There seems to be an issue when converting 8-digit Hex numbers because apparently signed 32-bit is used somewhere in the process which results in the sign mistake even though Decimal could handle the number.
'only for positive numbers
Function myHex2Dec(hexString As String) As Variant
'cut off "&h" if present
If Left(hexString, 2) = "&h" Or Left(hexString, 2) = "&H" Then hexString = Mid(hexString, 3)
'cut off leading zeros
While Left(hexString, 1) = "0"
hexString = Mid(hexString, 2)
Wend
myHex2Dec = CDec("&h" & hexString)
'correct value for 8 digits onle
If myHex2Dec < 0 And Len(hexString) = 8 Then
myHex2Dec = CDec("&h1" & hexString) - 4294967296#
'cause overflow for 16 digits
ElseIf myHex2Dec < 0 Then
Error (6) 'overflow
End If
End Function
Test:
Sub test()
Dim v As Variant
v = CDec("&H80000000") '-2147483648
v = myHex2Dec("&H80000000") '2147483648
v = CDec("&H7FFFFFFFFFFFFFFF") '9223372036854775807
v = myHex2Dec("&H7FFFFFFFFFFFFFFF") '9223372036854775807
v = CDec("&H8000000000000000") '-9223372036854775808
v = myHex2Dec("&H8000000000000000") 'overflow
End Sub
With remark of #arcadeprecinct I was able to create a function for it:
Function Hex2UInt(h As String) As Double
Dim dbl As Double: dbl = CDbl("&h" & h)
If dbl < 0 Then
dbl = CDbl("&h1" & h) - 4294967296#
End If
Hex2UInt = dbl
End Function
Some example output:
?Hex2UInt("1234")
4660
?Hex2UInt("80000000")
2147483648
?Hex2UInt("FFFFFFFFFFFF")
281474976710655
Maximum value to represent as an integer is 0x38D7EA4C67FFF
?Hex2UInt("38D7EA4C67FFF")
999999999999999
?Hex2UInt("38D7EA4C68000")
1E+15
a proposal, result in h
sh = "&H80000000"
h = CDbl(sh)
If h < 0 Then
fd = Hex$(CDbl(Left(sh, 3)) - 8)
sh = "&h" & fd & Mid(sh, 4)
h = CDbl(sh) + 2 ^ 31
End If
I found my way here looking for a Word VBA solution, but what I've discovered might also apply to other Office apps. I realise that this is a very old question and that there are some ingenious solutions to it, but I'm surprised that nobody has explained what it is that seems to be the root cause of the problem, and hence what might possibly be a one-line solution in many cases. When I was an assembly language programmer in the 1970s, working more in binary and octal than anything else, this was a very common issue, known as "2s complement".
I'll explain it in its simplest form, from first principles, by the way it works on a byte, so that it's understandable even by absolute beginners.

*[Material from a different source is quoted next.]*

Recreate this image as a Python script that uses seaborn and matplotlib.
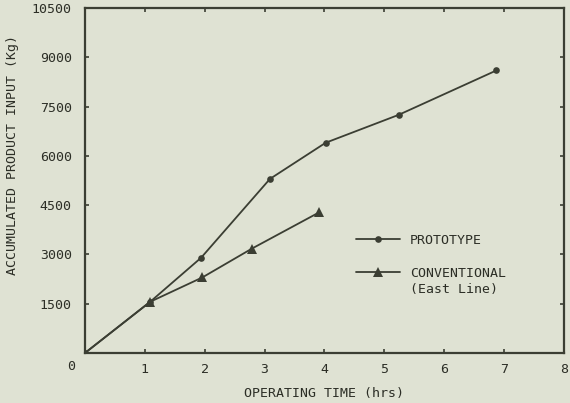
import matplotlib
matplotlib.use("Agg")
import matplotlib.pyplot as plt
import seaborn as sns
import pandas as pd

# Operating time (hrs) and accumulated product input (kg)
proto_hours = [0.0, 1.09, 1.94, 3.09, 4.02, 5.24, 6.87]
proto_kg = [0, 1560, 2900, 5300, 6400, 7250, 8600]
conv_hours = [0.0, 1.09, 1.96, 2.79, 3.91]
conv_kg = [0, 1560, 2300, 3180, 4280]

x_ticks = [1, 2, 3, 4, 5, 6, 7, 8]
y_ticks = [1500, 3000, 4500, 6000, 7500, 9000, 10500]

bg = "#dfe2d3"
ink = "#3b3e33"
txt = "#2c2e26"
fs = 9.5

sns.set_theme(style="ticks")
plt.rcParams["font.family"] = ["DejaVu Sans Mono"]

W, H = 570, 403
fig = plt.figure(figsize=(W / 100, H / 100), dpi=100, facecolor=bg)
ax = fig.add_axes([0.149, 0.124, 0.8404, 0.856])
ax.set_facecolor(bg)

proto = pd.DataFrame({"t": proto_hours, "kg": proto_kg})
conv = pd.DataFrame({"t": conv_hours, "kg": conv_kg})

sns.lineplot(data=proto, x="t", y="kg", ax=ax, color=ink, lw=1.3,
             marker="o", markersize=4.8, markeredgewidth=0,
             label="PROTOTYPE")
sns.lineplot(data=conv, x="t", y="kg", ax=ax, color=ink, lw=1.3,
             marker="^", markersize=6.5, markeredgewidth=0,
             label="CONVENTIONAL")

ax.set_xlim(0, 8)
ax.set_ylim(0, 10500)
ax.set_xticks(x_ticks)
ax.set_yticks(y_ticks)
ax.set_xticklabels([str(v) for v in x_ticks], fontsize=fs, color=txt)
ax.set_yticklabels([str(v) for v in y_ticks], fontsize=fs, color=txt)
ax.tick_params(direction="in", length=3, width=1.2, color=ink,
               top=True, right=True)
ax.tick_params(axis="x", pad=7)
ax.tick_params(axis="y", pad=9.4)

for s in ax.spines.values():
    s.set_color(ink)
    s.set_linewidth(1.6)

# shared origin label
ax.text(-0.021, -0.02, "0", transform=ax.transAxes, ha="right", va="top",
        fontsize=fs, color=txt)

ax.set_xlabel("OPERATING TIME (hrs)", fontsize=fs, color=txt, labelpad=8)
ax.set_ylabel("ACCUMULATED PRODUCT INPUT (Kg)", fontsize=fs, color=txt)
ax.yaxis.set_label_coords(-0.137, 0.574)

leg = ax.legend(loc="upper left", bbox_to_anchor=(0.565, 0.345),
                frameon=False, fontsize=fs, handlelength=3.4,
                labelspacing=1.5, handletextpad=0.7, borderpad=0,
                borderaxespad=0, labelcolor=txt)

# second line of the conventional entry, set under its label
fig.canvas.draw()
bb = leg.get_texts()[1].get_window_extent()
fig.text(bb.x0 / W, (bb.y0 - 3) / H, "(East Line)", ha="left", va="top",
         fontsize=fs, color=txt)

fig.savefig("out.png", dpi=100, facecolor=bg)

Normally, the most significant bit is bit-7 at the left which has a value of 128, the least significant bit is bit-0 at the right which has a value of 1. Therefore, the highest possible value if all bits are set is 255. However in 2s complement, bit-7 is the "sign bit". This only leaves the seven bits from 0 to 6 to hold the actual value, giving them a maximum value of 127. The sign bit has a value of -128. If all 8 bits are set, the byte value becomes (-128 + 127) which gives the negative decimal value of -1. The 2s complement range of values for 8 bits is from -128 (with only bit-7 set) to +127 (with only bits 0 to 6 set). If the sign bit is set, the value of the byte is -128 plus the positive value of whatever is stored in bits 0 to 6. E.g. binary 11111101 = hex FD = decimal (-128 + 125) = -3, 10110100 = hex B4 = decimal (-128 + 52) = -76.
2s complement applies the same effect at each increasing 8-bit boundary, thus for 16 bits, the sign bit is bit-15 (with a value of -32,768) and the positive value is in bits 0 to 14, giving a 16-bit range of values from -32768 to 32767. Similarly, the 24-bit range is from -8388608 to 8388607, and so on.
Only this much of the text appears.